Request:
Repeat verbatim only the lines from the one with "Write the Apache ECharts code for this chart." through the one with "const titles = ['Group A', 'Group B'];", both ends kept. Pictures stay out.

Data:

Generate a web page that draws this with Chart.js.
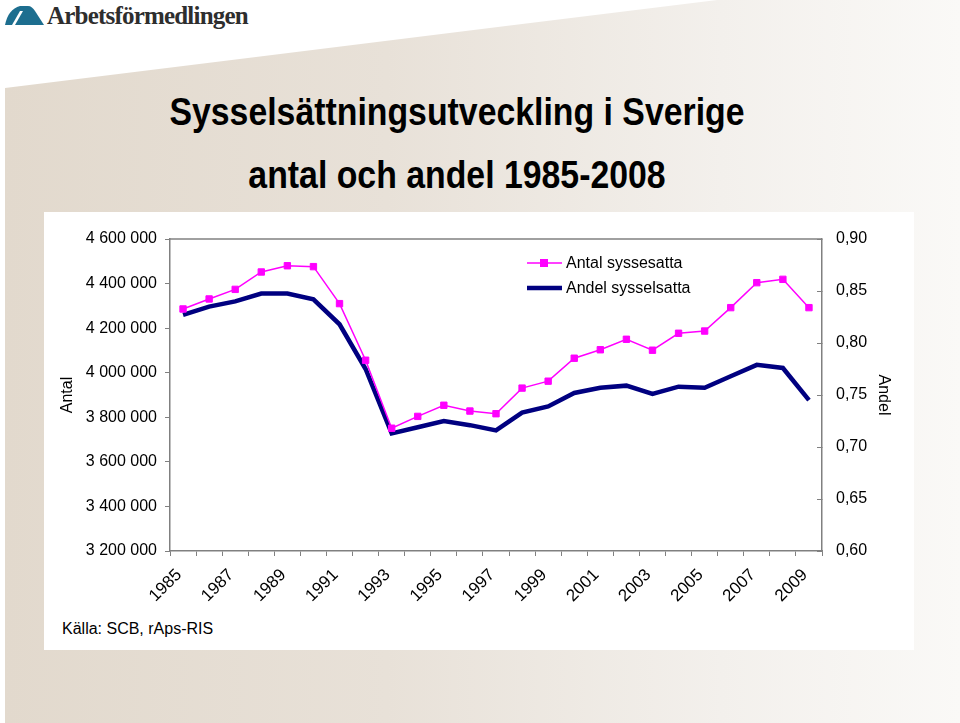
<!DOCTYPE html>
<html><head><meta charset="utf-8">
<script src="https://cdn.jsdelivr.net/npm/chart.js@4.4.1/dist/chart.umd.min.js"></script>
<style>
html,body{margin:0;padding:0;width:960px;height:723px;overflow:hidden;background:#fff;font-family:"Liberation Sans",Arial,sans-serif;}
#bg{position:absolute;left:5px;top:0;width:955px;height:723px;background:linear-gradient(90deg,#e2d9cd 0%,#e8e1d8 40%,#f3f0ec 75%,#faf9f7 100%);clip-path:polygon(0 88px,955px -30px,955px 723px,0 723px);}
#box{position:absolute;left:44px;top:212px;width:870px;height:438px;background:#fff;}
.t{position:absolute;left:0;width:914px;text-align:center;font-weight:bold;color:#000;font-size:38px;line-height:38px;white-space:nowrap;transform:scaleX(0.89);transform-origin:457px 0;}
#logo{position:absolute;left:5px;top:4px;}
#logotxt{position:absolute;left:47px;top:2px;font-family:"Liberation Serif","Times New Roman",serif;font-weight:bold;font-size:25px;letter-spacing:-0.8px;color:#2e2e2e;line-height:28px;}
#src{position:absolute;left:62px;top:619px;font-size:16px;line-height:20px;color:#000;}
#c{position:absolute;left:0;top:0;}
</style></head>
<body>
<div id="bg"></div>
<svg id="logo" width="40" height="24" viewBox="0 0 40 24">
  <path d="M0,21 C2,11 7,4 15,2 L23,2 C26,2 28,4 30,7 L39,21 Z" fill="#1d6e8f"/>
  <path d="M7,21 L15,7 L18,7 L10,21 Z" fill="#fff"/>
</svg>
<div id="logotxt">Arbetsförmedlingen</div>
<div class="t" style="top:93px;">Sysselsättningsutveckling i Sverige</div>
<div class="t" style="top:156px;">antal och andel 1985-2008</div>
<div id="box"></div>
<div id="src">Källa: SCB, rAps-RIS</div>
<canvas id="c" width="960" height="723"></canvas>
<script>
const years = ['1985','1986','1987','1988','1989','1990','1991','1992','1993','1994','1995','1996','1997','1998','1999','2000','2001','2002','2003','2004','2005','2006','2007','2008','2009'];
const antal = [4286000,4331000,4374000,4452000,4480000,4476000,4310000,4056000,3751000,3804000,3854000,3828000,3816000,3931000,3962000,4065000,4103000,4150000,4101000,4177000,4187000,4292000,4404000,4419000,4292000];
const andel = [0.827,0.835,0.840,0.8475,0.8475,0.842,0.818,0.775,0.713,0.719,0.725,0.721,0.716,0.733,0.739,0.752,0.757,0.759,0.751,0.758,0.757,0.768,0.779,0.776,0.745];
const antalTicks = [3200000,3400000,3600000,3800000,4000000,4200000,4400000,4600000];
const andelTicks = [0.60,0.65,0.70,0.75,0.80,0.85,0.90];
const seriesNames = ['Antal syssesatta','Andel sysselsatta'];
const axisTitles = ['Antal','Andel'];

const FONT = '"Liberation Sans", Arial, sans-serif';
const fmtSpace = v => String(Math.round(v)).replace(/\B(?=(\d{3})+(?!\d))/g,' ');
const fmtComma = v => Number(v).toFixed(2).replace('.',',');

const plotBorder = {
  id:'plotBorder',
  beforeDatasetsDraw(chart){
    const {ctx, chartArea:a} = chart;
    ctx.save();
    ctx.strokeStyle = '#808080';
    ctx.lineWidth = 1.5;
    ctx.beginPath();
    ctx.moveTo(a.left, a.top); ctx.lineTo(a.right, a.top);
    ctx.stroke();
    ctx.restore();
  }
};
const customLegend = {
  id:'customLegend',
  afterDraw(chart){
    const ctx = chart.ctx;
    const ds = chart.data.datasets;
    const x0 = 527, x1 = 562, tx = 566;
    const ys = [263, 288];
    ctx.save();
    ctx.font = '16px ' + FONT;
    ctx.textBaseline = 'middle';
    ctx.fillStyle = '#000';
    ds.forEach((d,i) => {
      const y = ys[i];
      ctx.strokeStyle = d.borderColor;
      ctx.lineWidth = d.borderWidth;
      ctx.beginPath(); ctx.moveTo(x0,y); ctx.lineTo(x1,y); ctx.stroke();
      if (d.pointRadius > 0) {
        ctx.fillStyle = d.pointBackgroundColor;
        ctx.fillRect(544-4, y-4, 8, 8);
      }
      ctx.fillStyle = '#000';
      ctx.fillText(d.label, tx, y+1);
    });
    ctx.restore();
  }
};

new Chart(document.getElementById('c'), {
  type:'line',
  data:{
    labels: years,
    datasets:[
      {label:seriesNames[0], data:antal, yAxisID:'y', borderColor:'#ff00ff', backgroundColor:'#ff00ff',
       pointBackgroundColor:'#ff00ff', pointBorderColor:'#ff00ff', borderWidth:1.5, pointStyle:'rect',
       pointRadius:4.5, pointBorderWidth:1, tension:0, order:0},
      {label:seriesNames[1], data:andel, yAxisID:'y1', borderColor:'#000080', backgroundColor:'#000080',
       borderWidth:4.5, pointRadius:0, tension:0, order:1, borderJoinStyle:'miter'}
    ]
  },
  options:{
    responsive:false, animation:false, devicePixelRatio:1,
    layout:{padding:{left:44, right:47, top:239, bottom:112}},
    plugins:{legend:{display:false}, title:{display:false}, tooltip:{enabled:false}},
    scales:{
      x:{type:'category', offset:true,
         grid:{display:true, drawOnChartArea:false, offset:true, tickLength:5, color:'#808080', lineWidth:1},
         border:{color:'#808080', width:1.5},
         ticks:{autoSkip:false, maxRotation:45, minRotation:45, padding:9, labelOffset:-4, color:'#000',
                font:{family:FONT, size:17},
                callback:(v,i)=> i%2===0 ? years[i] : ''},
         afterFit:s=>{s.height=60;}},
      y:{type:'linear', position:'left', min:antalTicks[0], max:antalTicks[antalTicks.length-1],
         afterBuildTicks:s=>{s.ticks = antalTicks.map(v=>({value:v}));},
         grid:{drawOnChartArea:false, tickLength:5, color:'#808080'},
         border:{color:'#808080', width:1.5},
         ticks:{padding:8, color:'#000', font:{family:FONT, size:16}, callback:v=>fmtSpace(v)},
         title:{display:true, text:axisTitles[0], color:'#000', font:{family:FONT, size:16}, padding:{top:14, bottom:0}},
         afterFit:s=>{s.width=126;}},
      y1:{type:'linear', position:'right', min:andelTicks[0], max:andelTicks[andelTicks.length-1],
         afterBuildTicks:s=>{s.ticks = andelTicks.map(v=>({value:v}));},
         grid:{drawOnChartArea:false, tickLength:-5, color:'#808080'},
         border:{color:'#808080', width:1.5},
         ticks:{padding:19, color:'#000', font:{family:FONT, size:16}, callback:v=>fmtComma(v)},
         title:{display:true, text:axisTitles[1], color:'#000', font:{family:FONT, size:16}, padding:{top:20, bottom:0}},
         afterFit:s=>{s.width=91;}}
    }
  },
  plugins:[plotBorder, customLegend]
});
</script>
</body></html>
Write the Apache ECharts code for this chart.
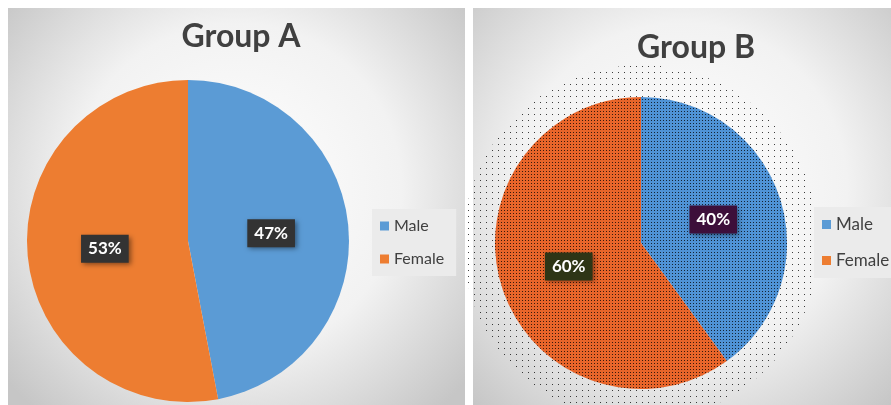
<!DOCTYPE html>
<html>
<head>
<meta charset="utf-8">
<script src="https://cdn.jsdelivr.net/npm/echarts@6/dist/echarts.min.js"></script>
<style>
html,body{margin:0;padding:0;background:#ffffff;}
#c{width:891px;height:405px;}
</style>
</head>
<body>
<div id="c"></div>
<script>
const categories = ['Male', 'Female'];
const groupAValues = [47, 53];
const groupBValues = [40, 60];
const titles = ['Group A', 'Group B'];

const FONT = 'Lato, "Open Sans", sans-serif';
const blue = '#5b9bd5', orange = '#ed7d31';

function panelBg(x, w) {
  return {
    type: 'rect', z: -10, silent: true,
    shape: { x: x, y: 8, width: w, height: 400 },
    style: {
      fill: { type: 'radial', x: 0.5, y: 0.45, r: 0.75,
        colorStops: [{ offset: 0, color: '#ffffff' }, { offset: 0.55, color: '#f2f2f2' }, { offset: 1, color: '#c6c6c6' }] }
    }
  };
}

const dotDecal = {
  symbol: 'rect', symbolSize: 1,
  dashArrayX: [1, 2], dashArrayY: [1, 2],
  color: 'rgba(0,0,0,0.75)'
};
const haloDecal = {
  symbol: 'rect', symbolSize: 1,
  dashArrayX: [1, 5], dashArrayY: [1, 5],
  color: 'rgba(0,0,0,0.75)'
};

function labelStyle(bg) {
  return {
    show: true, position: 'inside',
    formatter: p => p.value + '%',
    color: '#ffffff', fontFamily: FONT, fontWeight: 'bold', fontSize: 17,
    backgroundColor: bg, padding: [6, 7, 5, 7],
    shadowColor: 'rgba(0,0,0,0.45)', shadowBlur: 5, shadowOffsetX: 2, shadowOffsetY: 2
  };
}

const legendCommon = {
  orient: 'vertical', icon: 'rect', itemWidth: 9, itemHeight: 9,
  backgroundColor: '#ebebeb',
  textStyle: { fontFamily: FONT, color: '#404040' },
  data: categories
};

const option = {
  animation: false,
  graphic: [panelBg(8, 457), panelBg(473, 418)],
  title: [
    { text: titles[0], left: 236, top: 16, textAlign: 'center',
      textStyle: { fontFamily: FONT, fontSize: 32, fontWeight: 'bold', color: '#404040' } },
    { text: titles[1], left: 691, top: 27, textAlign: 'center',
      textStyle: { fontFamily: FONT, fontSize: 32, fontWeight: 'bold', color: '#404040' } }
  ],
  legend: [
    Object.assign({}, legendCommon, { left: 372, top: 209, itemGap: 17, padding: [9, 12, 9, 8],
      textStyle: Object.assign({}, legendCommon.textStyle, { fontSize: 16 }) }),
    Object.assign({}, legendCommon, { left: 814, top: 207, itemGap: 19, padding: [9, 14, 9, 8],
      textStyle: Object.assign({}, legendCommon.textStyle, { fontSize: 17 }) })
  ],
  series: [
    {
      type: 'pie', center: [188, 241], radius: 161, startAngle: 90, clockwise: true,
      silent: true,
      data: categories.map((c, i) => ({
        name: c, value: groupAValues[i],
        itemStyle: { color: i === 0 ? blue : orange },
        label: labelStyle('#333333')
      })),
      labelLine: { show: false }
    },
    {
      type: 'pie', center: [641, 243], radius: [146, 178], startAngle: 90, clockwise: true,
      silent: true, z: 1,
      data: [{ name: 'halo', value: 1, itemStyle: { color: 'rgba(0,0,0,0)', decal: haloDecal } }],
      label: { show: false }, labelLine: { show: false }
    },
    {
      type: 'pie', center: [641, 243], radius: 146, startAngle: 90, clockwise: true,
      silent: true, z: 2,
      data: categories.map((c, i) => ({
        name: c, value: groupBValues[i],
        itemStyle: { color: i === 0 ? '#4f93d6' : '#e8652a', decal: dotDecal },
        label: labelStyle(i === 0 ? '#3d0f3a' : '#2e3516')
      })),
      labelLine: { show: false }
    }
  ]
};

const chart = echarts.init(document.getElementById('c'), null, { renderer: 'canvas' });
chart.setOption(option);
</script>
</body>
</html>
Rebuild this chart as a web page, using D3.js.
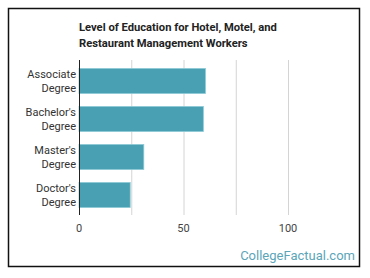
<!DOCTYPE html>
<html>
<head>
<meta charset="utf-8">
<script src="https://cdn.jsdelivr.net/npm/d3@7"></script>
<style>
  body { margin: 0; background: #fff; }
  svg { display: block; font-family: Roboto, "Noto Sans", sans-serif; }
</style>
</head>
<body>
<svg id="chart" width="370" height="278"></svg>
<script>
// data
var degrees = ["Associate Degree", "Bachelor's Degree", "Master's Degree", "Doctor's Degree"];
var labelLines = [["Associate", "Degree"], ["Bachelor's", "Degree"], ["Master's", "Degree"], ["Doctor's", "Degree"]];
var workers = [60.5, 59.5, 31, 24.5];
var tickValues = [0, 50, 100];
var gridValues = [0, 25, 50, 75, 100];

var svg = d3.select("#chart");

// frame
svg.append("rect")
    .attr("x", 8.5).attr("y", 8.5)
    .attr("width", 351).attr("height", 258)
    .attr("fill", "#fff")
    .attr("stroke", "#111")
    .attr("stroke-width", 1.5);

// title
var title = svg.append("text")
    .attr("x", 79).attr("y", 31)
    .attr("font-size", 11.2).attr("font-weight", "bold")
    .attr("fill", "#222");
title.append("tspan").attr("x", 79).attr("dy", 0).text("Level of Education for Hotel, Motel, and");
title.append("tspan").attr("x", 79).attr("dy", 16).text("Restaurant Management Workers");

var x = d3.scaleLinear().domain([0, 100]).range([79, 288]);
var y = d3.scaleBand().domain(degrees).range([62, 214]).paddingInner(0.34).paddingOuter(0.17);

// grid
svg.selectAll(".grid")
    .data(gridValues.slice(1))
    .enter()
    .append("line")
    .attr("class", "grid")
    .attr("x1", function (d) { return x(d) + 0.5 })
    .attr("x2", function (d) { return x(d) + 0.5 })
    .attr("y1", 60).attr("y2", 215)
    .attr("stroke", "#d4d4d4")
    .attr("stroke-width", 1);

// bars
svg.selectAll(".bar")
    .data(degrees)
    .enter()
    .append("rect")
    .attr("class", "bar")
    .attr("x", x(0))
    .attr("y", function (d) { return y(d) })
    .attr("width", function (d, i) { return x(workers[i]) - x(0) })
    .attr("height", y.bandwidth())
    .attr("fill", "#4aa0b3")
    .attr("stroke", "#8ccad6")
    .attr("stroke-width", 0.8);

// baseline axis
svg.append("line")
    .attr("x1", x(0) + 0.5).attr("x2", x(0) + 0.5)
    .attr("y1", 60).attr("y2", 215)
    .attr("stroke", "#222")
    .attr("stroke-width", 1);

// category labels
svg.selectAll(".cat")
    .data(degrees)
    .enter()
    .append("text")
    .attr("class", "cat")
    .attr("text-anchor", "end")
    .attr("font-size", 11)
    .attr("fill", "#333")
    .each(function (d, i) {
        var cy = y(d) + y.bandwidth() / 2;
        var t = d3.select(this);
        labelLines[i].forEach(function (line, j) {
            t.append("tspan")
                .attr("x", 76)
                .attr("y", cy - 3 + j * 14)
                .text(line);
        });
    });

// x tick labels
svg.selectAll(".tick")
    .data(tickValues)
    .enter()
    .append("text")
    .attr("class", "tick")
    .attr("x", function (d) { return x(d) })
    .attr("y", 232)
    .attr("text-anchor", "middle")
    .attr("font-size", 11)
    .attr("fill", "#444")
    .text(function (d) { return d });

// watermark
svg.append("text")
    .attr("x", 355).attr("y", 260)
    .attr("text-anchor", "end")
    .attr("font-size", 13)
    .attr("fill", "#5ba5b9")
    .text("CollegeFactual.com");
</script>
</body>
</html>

Answer to this task:
Write the Apache ECharts code for this chart.
<!DOCTYPE html>
<html>
<head>
<meta charset="utf-8">
<script src="https://cdn.jsdelivr.net/npm/echarts@6/dist/echarts.min.js"></script>
<style>
html,body{margin:0;padding:0;background:#ffffff;}
#c{width:891px;height:405px;}
</style>
</head>
<body>
<div id="c"></div>
<script>
const categories = ['Male', 'Female'];
const groupAValues = [47, 53];
const groupBValues = [40, 60];
const titles = ['Group A', 'Group B'];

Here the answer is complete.